Tuesday 3 July 2018

Sardines Cooked With Escargot Butter Popular With Shoppers


Chef Koji Yamada has been working with the local supermarket Tsuruya in Ueda, Nagano Prefecture, to create healthy recipes for home cooking, which are distributed at all 33 stores of the supermarket in the prefecture.

Yamada, chef of Weisshorn, a restaurant located in Maruko Central Hospital in Ueda, comes up with three or four low-sodium recipes a month that feature in-season ingredients.

When Tsuruya approached him with the project, Yamada readily agreed to help, hoping to “be of use to the health and happiness of the local people.” The distribution of the recipes called “Ikiiki reshipi” (full-of-life recipes) began in the spring of 2015.

To date, the cooking procedures of around 140 dishes have been introduced on a postcard-size sheet along with the nutrient content, Yamada’s advice on cooking and comments by the nutritionists.

About 20,000 cards are printed each month, and all are said to be picked up by customers.

This month’s lineup includes such dishes as “Tomato sauce with clams and webfoot octopus cooked in a rice cooker” and “Japanese plum-flavored ice candy.”

Yamada takes the nutrition and sense of the season into consideration to create dishes that make up balanced meals.

The number of ingredients, seasonings and cooking utensils that are available for use has jumped during the past several decades. Yamada utilizes them and tries to restructure “home cooking of our time” by creating the recipes.

This week’s “sardines cooked with escargot butter” was also offered as a monthly recipe and proved popular with the shoppers. Since the sardines become steamed and roasted by the water contained in the newly harvested onion and the tomato, they turn out tender even without the use of a steam oven. The recipe also works with mackerel and horse mackerel.

Escargot butter is not butter that contains edible snails, but a kind mixed with herb vegetables that is used when cooking the escargot. The strong flavor goes well with the sardine innards.

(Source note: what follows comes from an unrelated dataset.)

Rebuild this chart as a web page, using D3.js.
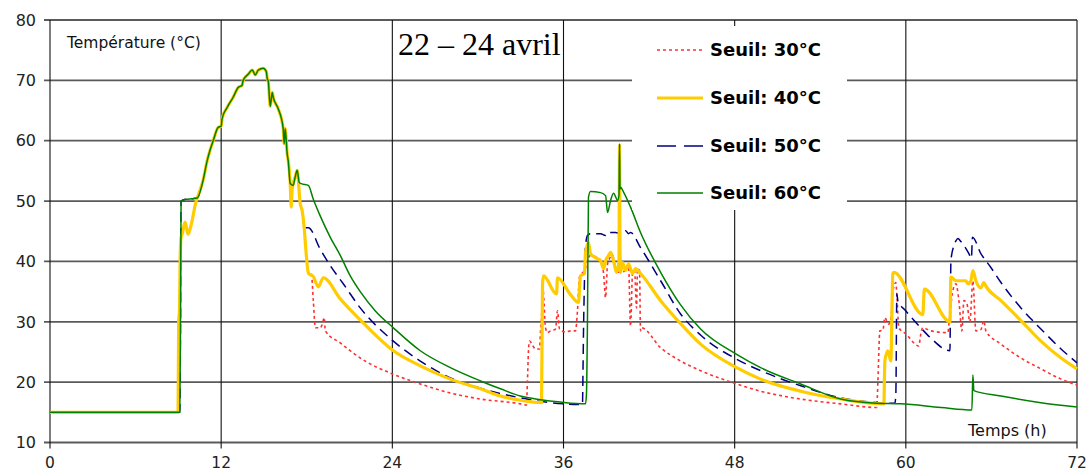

“Have some baguette ready since it tastes delicious when soaked in the juice in the gratin dish,” says Yamada.

If you have an aversion to fish innards, remove them before cooking.

INGREDIENTS

(Serves two)

Ingredient A (100 grams salt-free butter, 10 grams anchovy paste or anchovy, 1 clove garlic, 40 grams onion, 10 grams parsley)

※This is an easy-to-make amount. (About half is used in this recipe.)

2 large sardines

1 ripe tomato

1 new onion (shin-tamanegi)

1 eggplant

40 grams mushroom

1 Tbsp breadcrumbs

METHOD

Make escargot butter by grating garlic, chopping onion and parsley. Warm butter to room temperature until soft. Mix Ingredient A well.

Remove gills and scales from sardines and rinse thoroughly. Pat dry. Sprinkle with 1/4 tsp salt.

Cut tomato and eggplant in 1-cm round slices. Slice new onion in rounds that are 7-mm thick. Cut mushrooms in half.

In a gratin dish that fits the sardines, lay vegetables and sprinkle with a bit of salt. Top with sardines and coat with half of escargot butter. Sprinkle breadcrumbs and cook in oven preheated to 200 degrees for about 20 minutes until done.

※Remaining escargot butter may be kept in the fridge or freezer and be used in many ways, such as applying on bread to be toasted or placing on mushrooms and shellfish and cooked in the oven.